We entered the main bath plaza through a well-kept museum. Statues and altars dedicated by rich people to Minerva-Sulis show how busy this place must have been. An entire Roman Legion chipped in for a life-size statue of their unit emblem, a wild boar, in thanks for victory over the barbarian hordes in some forgotten battle. Small stone and clay figurines of Minerva fill a case. They were manufactured by the locals and sold to visitors to leave as offerings. The locals gathered them up periodically and resold them. The figures were probably recycled dozens of times.

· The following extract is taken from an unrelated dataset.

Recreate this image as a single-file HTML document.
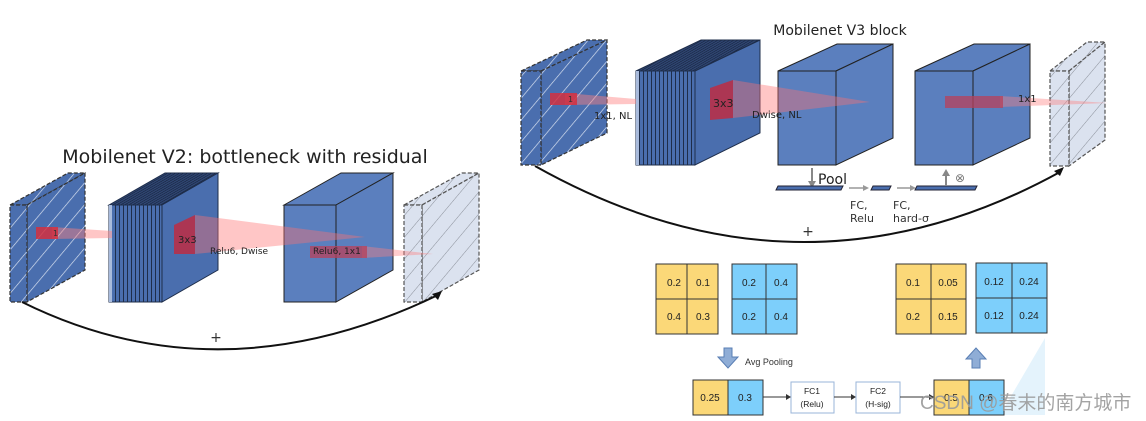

The museum has heaps of coins spanning nearly 400 years of Roman rule recovered when the main bath was drained in the 1800’s. Along with the coins the workmen found curse tablets, folded lead sheets about the size of a Post-it Note. Requests for Minerva to strike down one’s enemies, they were tossed into the water to be read and presumably acted upon by the goddess. The best one displayed is from a disgruntled bather asking Minerva to bring down hell-fire on whoever stole his clothes while he was swimming.

One museum case has fifty or more ring signets, each slightly smaller than a dime, made of amber, topaz, or other semi-precious stone and exquisitely carved with dolphins, horses, birds, or people. One theory is that these were offerings, but a second school of thought and the one that sounds right, is that they were the ring stones, held in their settings with wax. Bathe in a geothermal hot spring, the wax melts, and oh damn! I’ve lost my signet.

I think it was the curse tablets and the lost ring stones that brought the place to life for me. Real people came here, swam and soaked in the warm waters, bought souvenirs, ate their lunch. The spring still flows, the warmth still rises.



I dropped a quarter in a corner of the pool. For Minerva.